[TASK]:
Restate the full listing word for word and leave the pictures out.

[INFORMATION PROVIDED]:
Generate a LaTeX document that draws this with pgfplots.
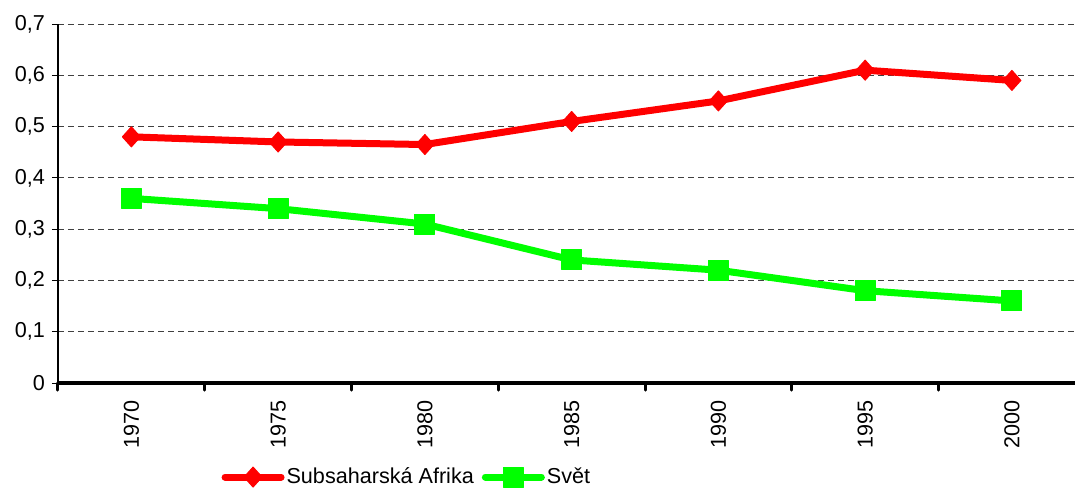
\documentclass[border=0pt]{standalone}
\usepackage{pgfplots}
\pgfplotsset{compat=1.18}
\usepackage{fontspec}
\setmainfont{Liberation Sans}
\definecolor{cred}{RGB}{255,0,0}
\definecolor{cgreen}{RGB}{0,255,0}
\begin{document}
\begin{tikzpicture}
\useasboundingbox (-29pt,-53pt) rectangle (508.5pt,191.5pt);
\begin{axis}[
  at={(0pt,0pt)}, anchor=south west,
  scale only axis, width=508.5pt, height=179.5pt,
  xmin=-0.5, xmax=6.43, ymin=0, ymax=0.7,
  axis lines*=left,
  x axis line style={line width=2pt, -},
  y axis line style={line width=0.6pt, -},
  ytick={0,0.1,0.2,0.3,0.4,0.5,0.6,0.7},
  yticklabel style={/pgf/number format/.cd, use comma, fixed, precision=1, assume math mode=true},
  xtick={0,1,2,3,4,5,6},
  xticklabels={1970,1975,1980,1985,1990,1995,2000},
  minor xtick={-0.5,0.5,1.5,2.5,3.5,4.5,5.5},
  tick align=outside,
  major tick length=3pt,
  minor tick length=3.5pt,
  major x tick style={draw=none},
  minor x tick style={line width=1.5pt, black, line cap=round},
  ytick style={black, line width=0.5pt},
  every tick label/.append style={font=\fontsize{10.8}{12}\selectfont},
  xticklabel style={rotate=90, anchor=east},
  xticklabel shift={2pt},
  ymajorgrids,
  grid style={dash pattern=on 3pt off 2pt, black!75, line width=0.5pt},
  legend columns=2,
  legend style={draw=none, fill=none, at={(0.343,-0.262)}, anchor=center,
    font=\fontsize{10.8}{12}\selectfont, inner xsep=0pt, inner ysep=0pt,
    nodes={inner xsep=1pt, inner ysep=1pt},
    /tikz/every even column/.append style={column sep=3pt}},
  legend image code/.code={\draw[mark repeat=2, mark phase=2, #1, line cap=round] plot coordinates {(0pt,0pt) (14pt,0pt) (28pt,0pt)};},
  clip=false,
]
\addplot[cred, line width=3.5pt, line join=round, mark=diamond*, mark size=5pt, mark options={solid, line width=0.5pt, xscale=1.2}]
  coordinates {(0,0.48) (1,0.47) (2,0.465) (3,0.51) (4,0.55) (5,0.61) (6,0.59)};
\addlegendentry{Subsaharská Afrika}
\addplot[cgreen, line width=3.5pt, line join=round, mark=square*, mark size=5pt, mark options={solid, line width=0.5pt}]
  coordinates {(0,0.36) (1,0.34) (2,0.31) (3,0.24) (4,0.22) (5,0.18) (6,0.16)};
\addlegendentry{Svět}
\end{axis}
\end{tikzpicture}
\end{document}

[OUTPUT BELOW]:
Generate a LaTeX document that draws this with pgfplots.
\documentclass[border=0pt]{standalone}
\usepackage{pgfplots}
\pgfplotsset{compat=1.18}
\usepackage{fontspec}
\setmainfont{Liberation Sans}
\definecolor{cred}{RGB}{255,0,0}
\definecolor{cgreen}{RGB}{0,255,0}
\begin{document}
\begin{tikzpicture}
\useasboundingbox (-29pt,-53pt) rectangle (508.5pt,191.5pt);
\begin{axis}[
  at={(0pt,0pt)}, anchor=south west,
  scale only axis, width=508.5pt, height=179.5pt,
  xmin=-0.5, xmax=6.43, ymin=0, ymax=0.7,
  axis lines*=left,
  x axis line style={line width=2pt, -},
  y axis line style={line width=0.6pt, -},
  ytick={0,0.1,0.2,0.3,0.4,0.5,0.6,0.7},
  yticklabel style={/pgf/number format/.cd, use comma, fixed, precision=1, assume math mode=true},
  xtick={0,1,2,3,4,5,6},
  xticklabels={1970,1975,1980,1985,1990,1995,2000},
  minor xtick={-0.5,0.5,1.5,2.5,3.5,4.5,5.5},
  tick align=outside,
  major tick length=3pt,
  minor tick length=3.5pt,
  major x tick style={draw=none},
  minor x tick style={line width=1.5pt, black, line cap=round},
  ytick style={black, line width=0.5pt},
  every tick label/.append style={font=\fontsize{10.8}{12}\selectfont},
  xticklabel style={rotate=90, anchor=east},
  xticklabel shift={2pt},
  ymajorgrids,
  grid style={dash pattern=on 3pt off 2pt, black!75, line width=0.5pt},
  legend columns=2,
  legend style={draw=none, fill=none, at={(0.343,-0.262)}, anchor=center,
    font=\fontsize{10.8}{12}\selectfont, inner xsep=0pt, inner ysep=0pt,
    nodes={inner xsep=1pt, inner ysep=1pt},
    /tikz/every even column/.append style={column sep=3pt}},
  legend image code/.code={\draw[mark repeat=2, mark phase=2, #1, line cap=round] plot coordinates {(0pt,0pt) (14pt,0pt) (28pt,0pt)};},
  clip=false,
]
\addplot[cred, line width=3.5pt, line join=round, mark=diamond*, mark size=5pt, mark options={solid, line width=0.5pt, xscale=1.2}]
  coordinates {(0,0.48) (1,0.47) (2,0.465) (3,0.51) (4,0.55) (5,0.61) (6,0.59)};
\addlegendentry{Subsaharská Afrika}
\addplot[cgreen, line width=3.5pt, line join=round, mark=square*, mark size=5pt, mark options={solid, line width=0.5pt}]
  coordinates {(0,0.36) (1,0.34) (2,0.31) (3,0.24) (4,0.22) (5,0.18) (6,0.16)};
\addlegendentry{Svět}
\end{axis}
\end{tikzpicture}
\end{document}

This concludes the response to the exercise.